Lost in Space? The Emptiness of the Political Center

Published:

Funding: Fritz Thyssen Foundation; 131,000 Euro (93,000 Euro initial + 38,000 Euro extension); July 2017 – June 2020

Status: Completed

Recent elections to national parliaments and, more so, to the European Parliament have demonstrated that voters tend to systematically favour parties which are more extreme than their personal ideological or programmatic preferences. This project accounted for centrifugal tendencies in EP elections via a two-step model.

In the first step, the project reviewed spatial models of vote choice, stressing specifications that account for the success of non-centrist parties. Within the family of spatial voting models, voters may select parties in line with their ideological ideal points (proximity voting), may overshoot the mark to compensate for institutional constraints on policy delivery (discounting or compensational voting), or may aim to push for change in their desired direction without caring about exact positions (directional voting). These specifications have substantive implications: proximity voting implies the victory of centrist parties, while compensational and directional voting predict the strong performance of less-centrist actors (Merrill and Grofman 1999).

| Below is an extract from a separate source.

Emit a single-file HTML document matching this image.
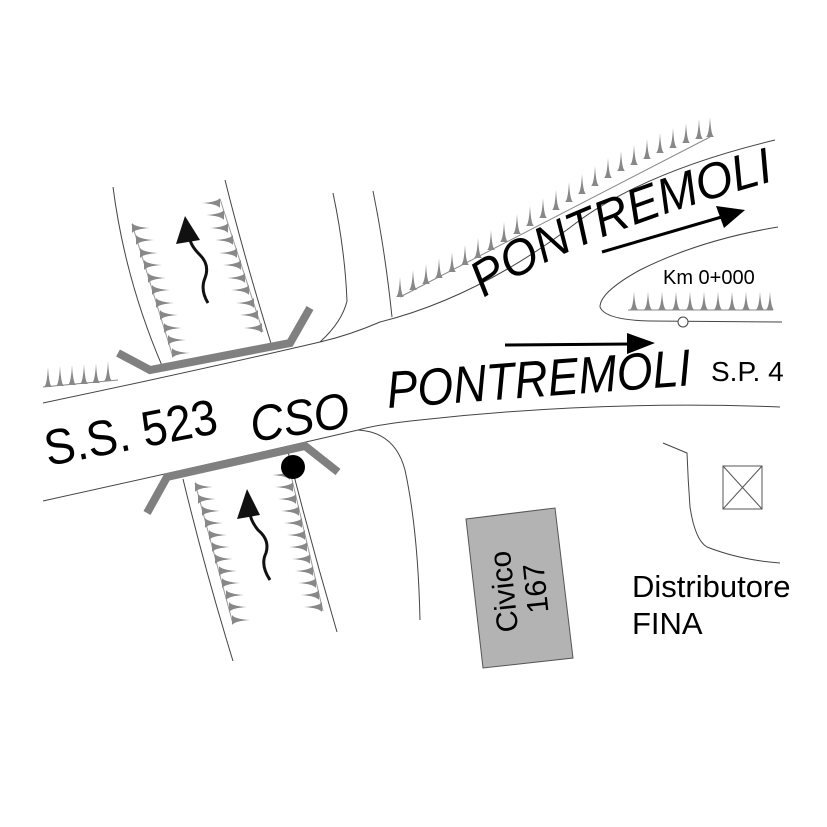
<!DOCTYPE html>
<html><head><meta charset="utf-8"><style>
html,body{margin:0;padding:0;background:#fff;}
svg{display:block;font-family:"Liberation Sans",sans-serif;}
</style></head><body>
<svg width="827" height="827" viewBox="0 0 827 827" xmlns="http://www.w3.org/2000/svg">
<defs>
<g id="tu"><path d="M-4,0 Q-1,-2 0,-20 Q1,-2 4,0 Z" fill="#888"/></g>
<g id="tr"><path d="M0,-5 Q3,-1 18,0 Q3,1 0,5 Z" fill="#888"/></g>
<g id="tl"><path d="M0,-5 Q-3,-1 -18,0 Q-3,1 0,5 Z" fill="#888"/></g>
<path id="up" d="M484,298 Q575,236 770,182"/>
</defs>
<g fill="none" stroke="#444" stroke-width="1">
<path d="M43,403 Q200,370 320,342 Q350,335 380,322 Q480,297 580,220 Q650,170 775,140"/>
<path d="M43,501 Q220,462 358,430 Q380,424 420,420 Q600,400 780,407"/>
<path d="M778,227 Q700,240 640,270 Q600,292 600,307 Q605,320 650,321 L782,322"/>
<path d="M113,187 Q125,280 163,368"/>
<path d="M225,180 Q245,260 273,350"/>
<path d="M183,479 Q205,570 233,661"/>
<path d="M287,448 Q310,540 337,632"/>
<path d="M333,193 Q345,250 347,301 Q342,322 320,342"/>
<path d="M373,191 Q385,250 392,317"/>
<path d="M358,430 Q395,432 405,470 Q418,530 420,620"/>
<path d="M663,443 L687,453 Q688,480 690,507 Q695,540 707,547 Q740,560 780,563"/>
</g>
<g>
<use href="#tu" x="400" y="297"/><use href="#tu" x="413" y="290"/><use href="#tu" x="426" y="284"/><use href="#tu" x="439" y="278"/><use href="#tu" x="452" y="272"/><use href="#tu" x="465" y="265"/><use href="#tu" x="478" y="258"/><use href="#tu" x="491" y="250"/><use href="#tu" x="504" y="242"/><use href="#tu" x="517" y="234"/><use href="#tu" x="530" y="226"/><use href="#tu" x="543" y="218"/><use href="#tu" x="556" y="210"/><use href="#tu" x="569" y="202"/><use href="#tu" x="582" y="194"/><use href="#tu" x="595" y="186"/><use href="#tu" x="608" y="178"/><use href="#tu" x="621" y="171"/><use href="#tu" x="634" y="165"/><use href="#tu" x="647" y="159"/><use href="#tu" x="660" y="153"/><use href="#tu" x="673" y="148"/><use href="#tu" x="686" y="143"/><use href="#tu" x="699" y="139"/><use href="#tu" x="710" y="137"/>
</g>
<line x1="400" y1="297" x2="710" y2="137" stroke="#888" stroke-width="1"/>
<line x1="628" y1="310" x2="773" y2="310" stroke="#888"/>
<g transform="scale(1,0.9) translate(0,34)">
<use href="#tu" x="634" y="310"/><use href="#tu" x="648" y="310"/><use href="#tu" x="662" y="310"/><use href="#tu" x="676" y="310"/><use href="#tu" x="690" y="310"/><use href="#tu" x="704" y="310"/><use href="#tu" x="718" y="310"/><use href="#tu" x="732" y="310"/><use href="#tu" x="746" y="310"/><use href="#tu" x="760" y="310"/><use href="#tu" x="770" y="310"/>
</g>
<circle cx="683" cy="322" r="5" fill="#fff" stroke="#444"/>
<line x1="43" y1="387" x2="118" y2="380" stroke="#888"/>
<g><use href="#tu" x="48" y="387"/><use href="#tu" x="60" y="386"/><use href="#tu" x="72" y="385"/><use href="#tu" x="84" y="384"/><use href="#tu" x="96" y="383"/><use href="#tu" x="108" y="381"/></g>
<g stroke="#999" stroke-width="1">
<line x1="132" y1="224" x2="173" y2="357"/>
<line x1="220" y1="199" x2="263" y2="332"/>
<line x1="195" y1="483" x2="233" y2="624"/>
<line x1="290" y1="471" x2="323" y2="611"/>
</g>
<g>
<use href="#tr" x="132" y="228"/><use href="#tr" x="136" y="240"/><use href="#tr" x="140" y="253"/><use href="#tr" x="144" y="265"/><use href="#tr" x="148" y="278"/><use href="#tr" x="152" y="290"/><use href="#tr" x="156" y="303"/><use href="#tr" x="160" y="315"/><use href="#tr" x="164" y="328"/><use href="#tr" x="168" y="340"/><use href="#tr" x="172" y="353"/>
<use href="#tl" x="220" y="203"/><use href="#tl" x="224" y="215"/><use href="#tl" x="228" y="228"/><use href="#tl" x="233" y="240"/><use href="#tl" x="237" y="253"/><use href="#tl" x="241" y="265"/><use href="#tl" x="245" y="278"/><use href="#tl" x="249" y="290"/><use href="#tl" x="254" y="303"/><use href="#tl" x="258" y="315"/><use href="#tl" x="262" y="328"/>
<use href="#tr" x="195" y="487"/><use href="#tr" x="198" y="499"/><use href="#tr" x="202" y="511"/><use href="#tr" x="205" y="523"/><use href="#tr" x="209" y="535"/><use href="#tr" x="212" y="547"/><use href="#tr" x="215" y="559"/><use href="#tr" x="219" y="571"/><use href="#tr" x="222" y="583"/><use href="#tr" x="226" y="595"/><use href="#tr" x="229" y="607"/><use href="#tr" x="232" y="620"/>
<use href="#tl" x="290" y="475"/><use href="#tl" x="293" y="487"/><use href="#tl" x="296" y="499"/><use href="#tl" x="299" y="511"/><use href="#tl" x="302" y="523"/><use href="#tl" x="305" y="535"/><use href="#tl" x="307" y="547"/><use href="#tl" x="310" y="559"/><use href="#tl" x="313" y="571"/><use href="#tl" x="316" y="583"/><use href="#tl" x="319" y="595"/><use href="#tl" x="322" y="607"/>
</g>
<polyline points="118,353 150,370 290,343 310,308" fill="none" stroke="#808080" stroke-width="8"/>
<polyline points="147,513 167,477 305,446 338,472" fill="none" stroke="#808080" stroke-width="8"/>
<circle cx="293" cy="467" r="12" fill="#000"/>
<path d="M208,303 Q200,290 205,278 Q210,265 200,255 Q190,245 190,238" fill="none" stroke="#111" stroke-width="3"/>
<polygon points="185,216 176,244 200,240" fill="#111"/>
<path d="M270,580 Q260,565 266,553 Q270,540 258,530 Q250,520 250,512" fill="none" stroke="#111" stroke-width="3"/>
<polygon points="247,489 237,519 260,515" fill="#111"/>
<line x1="602" y1="252" x2="725" y2="216" stroke="#000" stroke-width="3"/>
<polygon points="745,210 716,206 724,228" fill="#000"/>
<line x1="505" y1="345" x2="632" y2="344" stroke="#000" stroke-width="3"/>
<polygon points="655,343 627,333 627,354" fill="#000"/>
<polygon points="466,519 555,508 573,658 483,668" fill="#b3b3b3" stroke="#555"/>
<g transform="translate(520,590) rotate(-96)">
<text x="0" y="-6" font-size="30" text-anchor="middle">Civico</text>
<text x="0" y="26" font-size="30" text-anchor="middle">167</text>
</g>
<rect x="723" y="466" width="39" height="43" fill="#fff" stroke="#555"/>
<path d="M723,466 L762,509 M762,466 L723,509" stroke="#555"/>
<text x="632" y="597" font-size="31">Distributore</text>
<text x="632" y="634" font-size="31">FINA</text>
<text x="663" y="284" font-size="20">Km 0+000</text>
<text x="711" y="381" font-size="28">S.P. 4</text>
<text transform="translate(388,408) rotate(-4.3)" font-size="52" font-style="italic" textLength="305" lengthAdjust="spacingAndGlyphs">PONTREMOLI</text>
<text font-size="50" font-style="italic"><textPath href="#up" textLength="315" lengthAdjust="spacingAndGlyphs">PONTREMOLI</textPath></text>
<text transform="translate(48,466) rotate(-11)" font-size="50" textLength="175" lengthAdjust="spacingAndGlyphs">S.S. 523</text>
<text transform="translate(253,442) rotate(-9)" font-size="50" font-style="italic" textLength="100" lengthAdjust="spacingAndGlyphs">CSO</text>
</svg>
</body></html>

In the second step, the project analysed how parties strategically adapt to the expected dynamics of electoral behaviour. By computing Nash equilibria in probabilistic voting models (Merrill and Adams 2001) and comparing equilibrium party positions with observed positions, the project tested spatial and non-spatial hypotheses about extreme party positioning in a systematic comparative framework. Empirical analyses drew on the Comparative Study of Electoral Systems (CSES) and the European Election Studies.